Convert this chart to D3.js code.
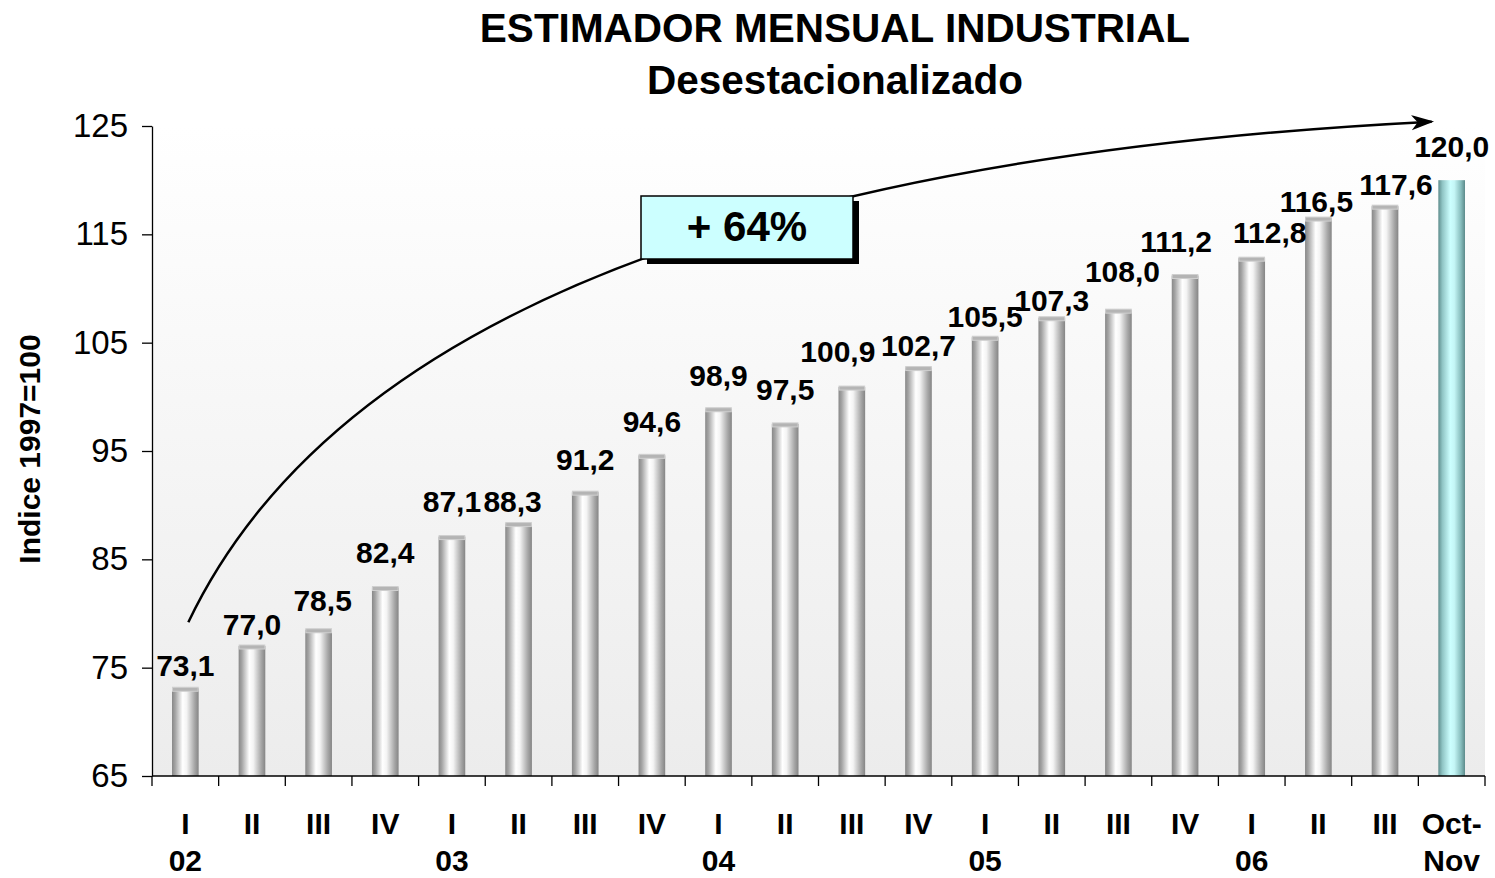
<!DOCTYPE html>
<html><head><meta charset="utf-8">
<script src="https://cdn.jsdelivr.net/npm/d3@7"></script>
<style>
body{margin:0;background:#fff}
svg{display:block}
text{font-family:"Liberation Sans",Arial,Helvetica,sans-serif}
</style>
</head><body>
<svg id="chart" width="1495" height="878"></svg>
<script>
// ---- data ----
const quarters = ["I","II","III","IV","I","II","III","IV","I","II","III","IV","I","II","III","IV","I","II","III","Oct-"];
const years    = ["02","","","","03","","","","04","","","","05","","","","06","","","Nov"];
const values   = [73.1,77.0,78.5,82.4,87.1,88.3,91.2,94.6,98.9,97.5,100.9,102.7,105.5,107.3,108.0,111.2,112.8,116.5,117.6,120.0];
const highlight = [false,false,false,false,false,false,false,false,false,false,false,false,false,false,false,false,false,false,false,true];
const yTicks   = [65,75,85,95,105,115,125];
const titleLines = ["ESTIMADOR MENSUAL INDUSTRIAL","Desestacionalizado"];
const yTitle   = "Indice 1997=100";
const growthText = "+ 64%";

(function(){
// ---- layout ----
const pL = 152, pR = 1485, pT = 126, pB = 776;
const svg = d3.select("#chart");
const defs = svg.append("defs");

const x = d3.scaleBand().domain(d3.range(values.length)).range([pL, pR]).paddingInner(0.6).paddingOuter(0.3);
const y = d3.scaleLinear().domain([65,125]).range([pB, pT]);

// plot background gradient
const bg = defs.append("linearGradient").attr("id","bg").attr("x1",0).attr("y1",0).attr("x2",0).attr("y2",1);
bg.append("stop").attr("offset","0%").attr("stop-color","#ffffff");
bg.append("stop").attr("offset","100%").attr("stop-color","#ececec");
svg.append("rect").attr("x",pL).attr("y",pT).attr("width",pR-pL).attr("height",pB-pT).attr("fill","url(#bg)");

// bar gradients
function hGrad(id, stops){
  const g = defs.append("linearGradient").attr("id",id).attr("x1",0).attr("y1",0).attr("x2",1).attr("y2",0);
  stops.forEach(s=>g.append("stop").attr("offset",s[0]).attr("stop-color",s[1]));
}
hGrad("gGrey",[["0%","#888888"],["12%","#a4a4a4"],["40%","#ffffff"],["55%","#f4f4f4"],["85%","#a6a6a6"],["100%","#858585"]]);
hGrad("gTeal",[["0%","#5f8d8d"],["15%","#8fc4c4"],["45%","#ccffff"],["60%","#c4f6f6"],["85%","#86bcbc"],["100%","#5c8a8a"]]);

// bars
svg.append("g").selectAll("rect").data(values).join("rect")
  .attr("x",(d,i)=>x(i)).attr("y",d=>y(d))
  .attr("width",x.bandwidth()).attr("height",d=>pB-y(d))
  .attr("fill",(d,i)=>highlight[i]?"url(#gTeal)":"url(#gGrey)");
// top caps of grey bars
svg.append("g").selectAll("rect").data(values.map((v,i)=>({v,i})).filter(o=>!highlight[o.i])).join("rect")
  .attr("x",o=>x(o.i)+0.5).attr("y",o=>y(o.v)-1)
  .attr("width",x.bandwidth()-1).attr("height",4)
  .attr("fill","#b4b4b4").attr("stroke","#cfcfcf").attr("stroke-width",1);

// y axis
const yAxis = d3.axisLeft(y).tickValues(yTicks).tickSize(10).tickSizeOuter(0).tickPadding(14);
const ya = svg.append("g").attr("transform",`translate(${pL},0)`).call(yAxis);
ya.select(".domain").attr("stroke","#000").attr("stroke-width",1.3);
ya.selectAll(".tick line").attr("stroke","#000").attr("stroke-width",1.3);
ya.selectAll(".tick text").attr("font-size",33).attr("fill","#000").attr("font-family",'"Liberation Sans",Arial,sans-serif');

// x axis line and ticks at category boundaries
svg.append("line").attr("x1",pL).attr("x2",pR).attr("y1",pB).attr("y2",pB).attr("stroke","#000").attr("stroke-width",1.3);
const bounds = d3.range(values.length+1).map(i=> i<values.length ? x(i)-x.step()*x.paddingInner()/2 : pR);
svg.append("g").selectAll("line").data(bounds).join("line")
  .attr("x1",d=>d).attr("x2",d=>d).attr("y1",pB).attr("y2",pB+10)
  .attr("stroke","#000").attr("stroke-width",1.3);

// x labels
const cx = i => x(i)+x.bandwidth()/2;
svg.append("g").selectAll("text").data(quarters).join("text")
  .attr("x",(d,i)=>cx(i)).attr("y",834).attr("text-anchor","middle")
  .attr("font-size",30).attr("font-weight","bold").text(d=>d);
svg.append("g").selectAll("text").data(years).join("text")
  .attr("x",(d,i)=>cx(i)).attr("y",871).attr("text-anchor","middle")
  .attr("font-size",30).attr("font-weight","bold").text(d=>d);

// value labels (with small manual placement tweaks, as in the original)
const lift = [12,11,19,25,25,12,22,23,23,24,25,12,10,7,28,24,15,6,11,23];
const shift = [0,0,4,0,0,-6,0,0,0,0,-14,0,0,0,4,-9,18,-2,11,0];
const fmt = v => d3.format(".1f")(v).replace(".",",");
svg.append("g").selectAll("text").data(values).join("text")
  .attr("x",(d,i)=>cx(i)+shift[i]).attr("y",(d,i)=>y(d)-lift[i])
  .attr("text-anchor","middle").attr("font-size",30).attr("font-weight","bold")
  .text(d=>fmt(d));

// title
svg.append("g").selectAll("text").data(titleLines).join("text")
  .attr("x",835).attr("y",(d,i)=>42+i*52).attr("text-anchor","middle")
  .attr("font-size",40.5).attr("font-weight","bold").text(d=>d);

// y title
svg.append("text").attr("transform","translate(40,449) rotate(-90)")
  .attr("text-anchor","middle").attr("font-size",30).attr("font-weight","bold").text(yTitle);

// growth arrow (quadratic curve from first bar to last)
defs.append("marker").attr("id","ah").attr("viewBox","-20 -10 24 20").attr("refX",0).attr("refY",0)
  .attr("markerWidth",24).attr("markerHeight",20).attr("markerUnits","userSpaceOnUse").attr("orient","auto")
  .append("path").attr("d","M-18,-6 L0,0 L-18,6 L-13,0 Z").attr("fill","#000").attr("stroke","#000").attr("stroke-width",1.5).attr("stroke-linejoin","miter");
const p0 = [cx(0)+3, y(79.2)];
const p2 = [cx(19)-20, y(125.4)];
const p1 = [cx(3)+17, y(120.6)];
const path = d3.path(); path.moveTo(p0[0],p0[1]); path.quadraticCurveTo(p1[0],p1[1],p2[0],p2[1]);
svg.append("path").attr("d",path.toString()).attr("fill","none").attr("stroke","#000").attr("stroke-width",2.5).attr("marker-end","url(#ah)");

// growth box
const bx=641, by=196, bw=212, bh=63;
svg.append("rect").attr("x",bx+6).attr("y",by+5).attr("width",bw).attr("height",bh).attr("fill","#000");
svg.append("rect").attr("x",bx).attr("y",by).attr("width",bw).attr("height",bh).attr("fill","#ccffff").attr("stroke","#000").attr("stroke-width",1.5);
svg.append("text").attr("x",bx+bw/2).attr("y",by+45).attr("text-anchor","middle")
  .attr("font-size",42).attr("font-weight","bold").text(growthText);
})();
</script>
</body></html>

## What to work on
Without the pictures, repeat the listing above exactly.

## Final answer
Convert this chart to D3.js code.
<!DOCTYPE html>
<html><head><meta charset="utf-8">
<script src="https://cdn.jsdelivr.net/npm/d3@7"></script>
<style>
body{margin:0;background:#fff}
svg{display:block}
text{font-family:"Liberation Sans",Arial,Helvetica,sans-serif}
</style>
</head><body>
<svg id="chart" width="1495" height="878"></svg>
<script>
// ---- data ----
const quarters = ["I","II","III","IV","I","II","III","IV","I","II","III","IV","I","II","III","IV","I","II","III","Oct-"];
const years    = ["02","","","","03","","","","04","","","","05","","","","06","","","Nov"];
const values   = [73.1,77.0,78.5,82.4,87.1,88.3,91.2,94.6,98.9,97.5,100.9,102.7,105.5,107.3,108.0,111.2,112.8,116.5,117.6,120.0];
const highlight = [false,false,false,false,false,false,false,false,false,false,false,false,false,false,false,false,false,false,false,true];
const yTicks   = [65,75,85,95,105,115,125];
const titleLines = ["ESTIMADOR MENSUAL INDUSTRIAL","Desestacionalizado"];
const yTitle   = "Indice 1997=100";
const growthText = "+ 64%";

(function(){
// ---- layout ----
const pL = 152, pR = 1485, pT = 126, pB = 776;
const svg = d3.select("#chart");
const defs = svg.append("defs");

const x = d3.scaleBand().domain(d3.range(values.length)).range([pL, pR]).paddingInner(0.6).paddingOuter(0.3);
const y = d3.scaleLinear().domain([65,125]).range([pB, pT]);

// plot background gradient
const bg = defs.append("linearGradient").attr("id","bg").attr("x1",0).attr("y1",0).attr("x2",0).attr("y2",1);
bg.append("stop").attr("offset","0%").attr("stop-color","#ffffff");
bg.append("stop").attr("offset","100%").attr("stop-color","#ececec");
svg.append("rect").attr("x",pL).attr("y",pT).attr("width",pR-pL).attr("height",pB-pT).attr("fill","url(#bg)");

// bar gradients
function hGrad(id, stops){
  const g = defs.append("linearGradient").attr("id",id).attr("x1",0).attr("y1",0).attr("x2",1).attr("y2",0);
  stops.forEach(s=>g.append("stop").attr("offset",s[0]).attr("stop-color",s[1]));
}
hGrad("gGrey",[["0%","#888888"],["12%","#a4a4a4"],["40%","#ffffff"],["55%","#f4f4f4"],["85%","#a6a6a6"],["100%","#858585"]]);
hGrad("gTeal",[["0%","#5f8d8d"],["15%","#8fc4c4"],["45%","#ccffff"],["60%","#c4f6f6"],["85%","#86bcbc"],["100%","#5c8a8a"]]);

// bars
svg.append("g").selectAll("rect").data(values).join("rect")
  .attr("x",(d,i)=>x(i)).attr("y",d=>y(d))
  .attr("width",x.bandwidth()).attr("height",d=>pB-y(d))
  .attr("fill",(d,i)=>highlight[i]?"url(#gTeal)":"url(#gGrey)");
// top caps of grey bars
svg.append("g").selectAll("rect").data(values.map((v,i)=>({v,i})).filter(o=>!highlight[o.i])).join("rect")
  .attr("x",o=>x(o.i)+0.5).attr("y",o=>y(o.v)-1)
  .attr("width",x.bandwidth()-1).attr("height",4)
  .attr("fill","#b4b4b4").attr("stroke","#cfcfcf").attr("stroke-width",1);

// y axis
const yAxis = d3.axisLeft(y).tickValues(yTicks).tickSize(10).tickSizeOuter(0).tickPadding(14);
const ya = svg.append("g").attr("transform",`translate(${pL},0)`).call(yAxis);
ya.select(".domain").attr("stroke","#000").attr("stroke-width",1.3);
ya.selectAll(".tick line").attr("stroke","#000").attr("stroke-width",1.3);
ya.selectAll(".tick text").attr("font-size",33).attr("fill","#000").attr("font-family",'"Liberation Sans",Arial,sans-serif');

// x axis line and ticks at category boundaries
svg.append("line").attr("x1",pL).attr("x2",pR).attr("y1",pB).attr("y2",pB).attr("stroke","#000").attr("stroke-width",1.3);
const bounds = d3.range(values.length+1).map(i=> i<values.length ? x(i)-x.step()*x.paddingInner()/2 : pR);
svg.append("g").selectAll("line").data(bounds).join("line")
  .attr("x1",d=>d).attr("x2",d=>d).attr("y1",pB).attr("y2",pB+10)
  .attr("stroke","#000").attr("stroke-width",1.3);

// x labels
const cx = i => x(i)+x.bandwidth()/2;
svg.append("g").selectAll("text").data(quarters).join("text")
  .attr("x",(d,i)=>cx(i)).attr("y",834).attr("text-anchor","middle")
  .attr("font-size",30).attr("font-weight","bold").text(d=>d);
svg.append("g").selectAll("text").data(years).join("text")
  .attr("x",(d,i)=>cx(i)).attr("y",871).attr("text-anchor","middle")
  .attr("font-size",30).attr("font-weight","bold").text(d=>d);

// value labels (with small manual placement tweaks, as in the original)
const lift = [12,11,19,25,25,12,22,23,23,24,25,12,10,7,28,24,15,6,11,23];
const shift = [0,0,4,0,0,-6,0,0,0,0,-14,0,0,0,4,-9,18,-2,11,0];
const fmt = v => d3.format(".1f")(v).replace(".",",");
svg.append("g").selectAll("text").data(values).join("text")
  .attr("x",(d,i)=>cx(i)+shift[i]).attr("y",(d,i)=>y(d)-lift[i])
  .attr("text-anchor","middle").attr("font-size",30).attr("font-weight","bold")
  .text(d=>fmt(d));

// title
svg.append("g").selectAll("text").data(titleLines).join("text")
  .attr("x",835).attr("y",(d,i)=>42+i*52).attr("text-anchor","middle")
  .attr("font-size",40.5).attr("font-weight","bold").text(d=>d);

// y title
svg.append("text").attr("transform","translate(40,449) rotate(-90)")
  .attr("text-anchor","middle").attr("font-size",30).attr("font-weight","bold").text(yTitle);

// growth arrow (quadratic curve from first bar to last)
defs.append("marker").attr("id","ah").attr("viewBox","-20 -10 24 20").attr("refX",0).attr("refY",0)
  .attr("markerWidth",24).attr("markerHeight",20).attr("markerUnits","userSpaceOnUse").attr("orient","auto")
  .append("path").attr("d","M-18,-6 L0,0 L-18,6 L-13,0 Z").attr("fill","#000").attr("stroke","#000").attr("stroke-width",1.5).attr("stroke-linejoin","miter");
const p0 = [cx(0)+3, y(79.2)];
const p2 = [cx(19)-20, y(125.4)];
const p1 = [cx(3)+17, y(120.6)];
const path = d3.path(); path.moveTo(p0[0],p0[1]); path.quadraticCurveTo(p1[0],p1[1],p2[0],p2[1]);
svg.append("path").attr("d",path.toString()).attr("fill","none").attr("stroke","#000").attr("stroke-width",2.5).attr("marker-end","url(#ah)");

// growth box
const bx=641, by=196, bw=212, bh=63;
svg.append("rect").attr("x",bx+6).attr("y",by+5).attr("width",bw).attr("height",bh).attr("fill","#000");
svg.append("rect").attr("x",bx).attr("y",by).attr("width",bw).attr("height",bh).attr("fill","#ccffff").attr("stroke","#000").attr("stroke-width",1.5);
svg.append("text").attr("x",bx+bw/2).attr("y",by+45).attr("text-anchor","middle")
  .attr("font-size",42).attr("font-weight","bold").text(growthText);
})();
</script>
</body></html>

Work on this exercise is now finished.